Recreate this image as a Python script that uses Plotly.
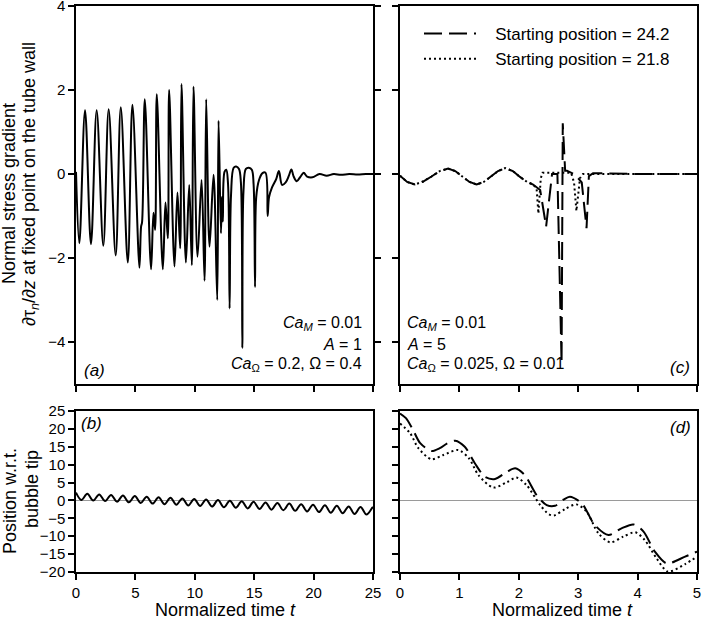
import plotly.graph_objects as go

# ---------------- data ----------------
# Panel (a): normal stress gradient, t in [0, 25]
a_t = [0.00, 0.28, 0.76, 1.26, 1.74, 2.30, 2.75, 3.34, 3.77, 4.36, 4.75, 5.34, 5.48, 5.56, 5.79,
       6.32, 6.52, 6.66, 6.80, 7.31, 7.53, 7.73, 7.84, 8.29, 8.54, 8.77, 8.88, 9.25, 9.53, 9.75, 9.89,
       10.23, 10.57, 10.82, 10.96, 11.24, 11.58, 11.89, 12.00, 12.20, 12.28, 12.36, 12.50, 12.65, 12.80,
       12.93, 13.05, 13.27, 13.48, 13.72, 13.88, 14.00, 14.10, 14.30, 14.55, 14.80, 14.95, 15.07, 15.17,
       15.40, 15.70, 15.95, 16.13, 16.25, 16.50, 16.85, 17.08, 17.35, 17.65, 17.92, 18.13, 18.32, 18.58,
       18.90, 19.17, 19.45, 19.90, 20.50, 21.10, 21.70, 22.30, 23.00, 23.70, 24.40, 25.00]
a_v = [0.05, -1.65, 1.52, -1.67, 1.52, -1.71, 1.54, -1.94, 1.59, -2.11, 1.65, -2.23, -1.25, -1.15, 1.78,
       -2.27, -0.92, -1.33, 1.90, -2.27, -0.68, -1.53, 2.00, -2.20, -0.44, -1.77, 2.14, -2.11, -0.26, -2.17, 2.08,
       -1.97, -0.14, -2.54, 1.78, -1.73, -0.02, -3.00, 1.27, -1.41, -0.55, -1.13, 0.05, 0.10, -0.25,
       -3.20, -0.50, 0.15, 0.18, 0.12, -0.20, -4.14, -0.40, 0.12, 0.15, 0.10, -0.25, -2.69, -0.55,
       -0.15, 0.02, 0.03, -1.00, -0.55, -0.32, -0.12, 0.07, -0.26, -0.20, -0.04, 0.11, -0.06, -0.17,
       -0.06, 0.03, -0.06, -0.08, 0.00, -0.04, 0.00, -0.02, 0.00, -0.01, 0.00, 0.00]

# Panel (b): position w.r.t. bubble tip, t in [0, 25]
b_t = [0.00, 0.45, 0.95, 1.45, 1.95, 2.45, 2.95, 3.45, 3.95, 4.45, 4.95, 5.45, 5.95, 6.45, 6.95,
       7.45, 7.95, 8.45, 8.95, 9.45, 9.95, 10.45, 10.95, 11.45, 11.95, 12.45, 12.95, 13.45, 13.95,
       14.45, 14.95, 15.45, 15.95, 16.45, 16.95, 17.45, 17.95, 18.45, 18.95, 19.45, 19.95, 20.45,
       20.95, 21.45, 21.95, 22.45, 22.95, 23.45, 23.95, 24.45, 24.95, 25.00]
b_v = [2.20, 0.15, 1.85, -0.02, 1.69, -0.19, 1.53, -0.36, 1.37, -0.53, 1.21, -0.70, 1.05, -0.87, 0.89,
       -1.04, 0.73, -1.21, 0.57, -1.38, 0.41, -1.55, 0.25, -1.72, 0.09, -1.89, -0.07, -2.06, -0.23,
       -2.23, -0.39, -2.40, -0.55, -2.57, -0.71, -2.74, -0.87, -2.91, -1.03, -3.08, -1.19, -3.25,
       -1.35, -3.42, -1.51, -3.59, -1.67, -3.76, -1.83, -3.93, -2.00, -1.90]

# Panel (c): stress gradient for two starting positions, t in [0, 5]
c_t_242 = [0.00, 0.12, 0.25, 0.39, 0.53, 0.67, 0.81, 0.93, 1.05, 1.17, 1.29, 1.41, 1.53, 1.65, 1.77,
           1.90, 2.02, 2.14, 2.24, 2.36, 2.46, 2.52, 2.56, 2.65, 2.70, 2.72, 2.74, 2.78, 2.81, 2.95,
           3.06, 3.14, 3.18, 3.25, 4.00, 5.00]
c_v_242 = [-0.04, -0.19, -0.25, -0.18, -0.06, 0.07, 0.13, 0.07, -0.06, -0.19, -0.25, -0.19, -0.06, 0.07, 0.14,
           0.07, -0.07, -0.19, -0.25, -0.38, -1.25, -0.40, 0.00, 0.00, -3.24, -4.50, 1.21, 0.08, 0.08, -0.02,
           -0.20, -1.29, -0.05, 0.02, 0.00, 0.00]
c_t_218 = [0.00, 0.12, 0.25, 0.39, 0.53, 0.67, 0.81, 0.93, 1.05, 1.17, 1.29, 1.41, 1.53, 1.65, 1.77,
           1.90, 2.02, 2.14, 2.24, 2.30, 2.33, 2.37, 2.40, 2.88, 2.93, 2.97, 3.03, 3.08, 5.00]
c_v_218 = [-0.04, -0.19, -0.25, -0.18, -0.06, 0.07, 0.13, 0.07, -0.06, -0.19, -0.25, -0.19, -0.06, 0.07, 0.14,
           0.07, -0.07, -0.19, -0.25, -0.35, -0.94, -0.10, 0.03, 0.03, -0.20, -0.88, -0.10, 0.00, 0.00]

# Panel (d): position for two starting positions, t in [0, 5]
d_t_242 = [0.00, 0.10, 0.22, 0.34, 0.53, 0.67, 0.80, 0.93, 1.09, 1.26, 1.43, 1.60, 1.80, 1.94, 2.10,
           2.30, 2.47, 2.61, 2.75, 2.86, 3.06, 3.28, 3.51, 3.73, 3.93, 4.10, 4.29, 4.49, 4.80, 5.00]
d_v_242 = [24.3, 23.0, 19.7, 16.0, 13.8, 14.6, 16.0, 16.7, 15.0, 10.4, 6.6, 6.0, 8.0, 9.0, 7.1,
           1.5, -1.3, -1.5, 0.2, 1.05, -0.8, -6.9, -9.65, -7.8, -6.7, -8.7, -14.3, -17.6, -15.7, -14.3]
d_t_218 = [0.00, 0.17, 0.31, 0.53, 0.73, 0.98, 1.16, 1.32, 1.57, 1.80, 1.96, 2.13, 2.36, 2.50, 2.59,
           2.78, 2.97, 3.14, 3.34, 3.54, 3.76, 3.96, 4.12, 4.32, 4.51, 4.80, 5.00]
d_v_218 = [21.5, 18.8, 14.6, 11.5, 12.7, 14.1, 11.8, 7.1, 3.6, 5.1, 6.4, 4.3, -1.3, -3.8, -4.2,
           -2.4, -1.1, -3.1, -9.2, -11.7, -10.1, -8.9, -11.05, -16.2, -19.9, -17.8, -15.7]

legend_names = ["Starting position = 24.2", "Starting position = 21.8"]

# ---------------- layout geometry ----------------
W, H = 702, 628
ML, MR, MT, MB = 76, 5, 6, 56
PW, PH = W - ML - MR, H - MT - MB


def px(x):
    return (x - ML) / PW


def py(y):
    return (H - MB - y) / PH


FONT = "Liberation Sans, Arial, Helvetica, sans-serif"
DASH = "18px,7px"
DOT = "2px,3px"
NB = "\u00a0\u00a0\u00a0"

fig = go.Figure()
fig.add_trace(go.Scatter(x=a_t, y=a_v, mode="lines", line=dict(color="black", width=2, shape="spline", smoothing=1),
                         xaxis="x", yaxis="y", showlegend=False))
fig.add_trace(go.Scatter(x=c_t_242, y=c_v_242, mode="lines", name=NB + legend_names[0],
                         line=dict(color="black", width=2, dash=DASH), xaxis="x2", yaxis="y2"))
fig.add_trace(go.Scatter(x=c_t_218, y=c_v_218, mode="lines", name=NB + legend_names[1],
                         line=dict(color="black", width=2, dash=DOT), xaxis="x2", yaxis="y2"))
fig.add_trace(go.Scatter(x=b_t, y=b_v, mode="lines", line=dict(color="black", width=2, shape="spline", smoothing=1),
                         xaxis="x3", yaxis="y3", showlegend=False))
fig.add_trace(go.Scatter(x=d_t_242, y=d_v_242, mode="lines", line=dict(color="black", width=2, dash=DASH, shape="spline", smoothing=0.8),
                         xaxis="x4", yaxis="y4", showlegend=False))
fig.add_trace(go.Scatter(x=d_t_218, y=d_v_218, mode="lines", line=dict(color="black", width=2, dash=DOT, shape="spline", smoothing=0.8),
                         xaxis="x4", yaxis="y4", showlegend=False))

xl = [0, px(373)]
xr = [px(400), 1]
yt = [py(384), 1]
yb = [0, py(411)]

common = dict(showline=True, linecolor="black", linewidth=1.5, ticks="outside", ticklen=6, tickwidth=1.5,
              tickcolor="black", showgrid=False, zeroline=False, automargin=False, ticklabeloverflow="allow",
              tickfont=dict(family=FONT, size=15, color="black"))

fig.update_layout(
    width=W, height=H, margin=dict(l=ML, r=MR, t=MT, b=MB, autoexpand=False),
    paper_bgcolor="white", plot_bgcolor="white",
    font=dict(family=FONT, size=15, color="black"),
    xaxis=dict(domain=xl, anchor="y", range=[0, 25], dtick=5, showticklabels=False, mirror=True, **common),
    yaxis=dict(domain=yt, anchor="x", range=[-5, 4], tickvals=[-4, -2, 0, 2, 4], mirror="ticks", **common),
    xaxis2=dict(domain=xr, anchor="y2", range=[0, 5], dtick=1, showticklabels=False, mirror=True, **common),
    yaxis2=dict(domain=yt, anchor="x2", range=[-5, 4], tickvals=[-4, -2, 0, 2, 4], showticklabels=False, mirror=True, **common),
    xaxis3=dict(domain=xl, anchor="y3", range=[0, 25], dtick=5, mirror=True, **common),
    yaxis3=dict(domain=yb, anchor="x3", range=[-20, 25], dtick=5, mirror=True,
                **{**common, "zeroline": True}, zerolinecolor="#9a9a9a", zerolinewidth=1),
    yaxis5=dict(overlaying="y3", anchor="x3", side="right", range=[-20, 25], dtick=5, showticklabels=False,
                showline=False, ticks="inside", ticklen=6, tickwidth=1.5, tickcolor="black", showgrid=False,
                zeroline=False, automargin=False),
    xaxis4=dict(domain=xr, anchor="y4", range=[0, 5], dtick=1, mirror=True, **common),
    yaxis4=dict(domain=yb, anchor="x4", range=[-20, 25], dtick=5, showticklabels=False, mirror=True,
                **{**common, "zeroline": True}, zerolinecolor="#9a9a9a", zerolinewidth=1),
    legend=dict(x=px(419), y=py(16), xanchor="left", yanchor="top", bgcolor="rgba(0,0,0,0)",
                font=dict(family=FONT, size=17, color="black"), itemwidth=52, tracegroupgap=0),
)

ann = []


def add_text(text, x, y, xanchor="center", yanchor="middle", size=16, angle=0):
    ann.append(dict(text=text, x=px(x), y=py(y), xref="paper", yref="paper", xanchor=xanchor,
                    yanchor=yanchor, showarrow=False, textangle=angle,
                    font=dict(family=FONT, size=size, color="black")))


# axis titles
add_text("Normal stress gradient", 9, 194, size=18, angle=-90)
add_text("∂τ<sub><i>n</i></sub>/∂<i>z</i> at fixed point on the tube wall", 30, 184, size=18, angle=-90)
add_text("Position w.r.t.", 10, 501, size=18, angle=-90)
add_text("bubble tip", 32, 489, size=18, angle=-90)
add_text("Normalized time <i>t</i>", 225, 610, size=18)
add_text("Normalized time <i>t</i>", 562, 610, size=18)

# panel labels
add_text("<i>(a)</i>", 82, 370, xanchor="left", size=17)
add_text("<i>(c)</i>", 692, 367, xanchor="right", size=17)
add_text("<i>(b)</i>", 79, 424, xanchor="left", size=17)
add_text("<i>(d)</i>", 693, 427, xanchor="right", size=17)

# parameter text
add_text("<i>Ca</i><sub><i>M</i></sub> = 0.01", 364, 323, xanchor="right")
add_text("<i>A</i> = 1", 364, 344, xanchor="right")
add_text("<i>Ca</i><sub>Ω</sub> = 0.2, Ω = 0.4", 364, 364, xanchor="right")
add_text("<i>Ca</i><sub><i>M</i></sub> = 0.01", 405, 323, xanchor="left")
add_text("<i>A</i> = 5", 405, 344, xanchor="left")
add_text("<i>Ca</i><sub>Ω</sub> = 0.025, Ω = 0.01", 405, 364, xanchor="left")

fig.update_layout(annotations=ann)
fig.write_html("out.html", config={"displayModeBar": False},
               post_script="document.body.style.margin='0';document.body.style.overflow='hidden';")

┄┄┄┄┄┄

▸ **Task details**:
Give again, word for word, every line from the top of the data through the line with "import plotly.graph_objects as go", both ends included, and exclude the pictures.

▸ **Worked solution**:
Recreate this image as a Python script that uses Plotly.
import plotly.graph_objects as go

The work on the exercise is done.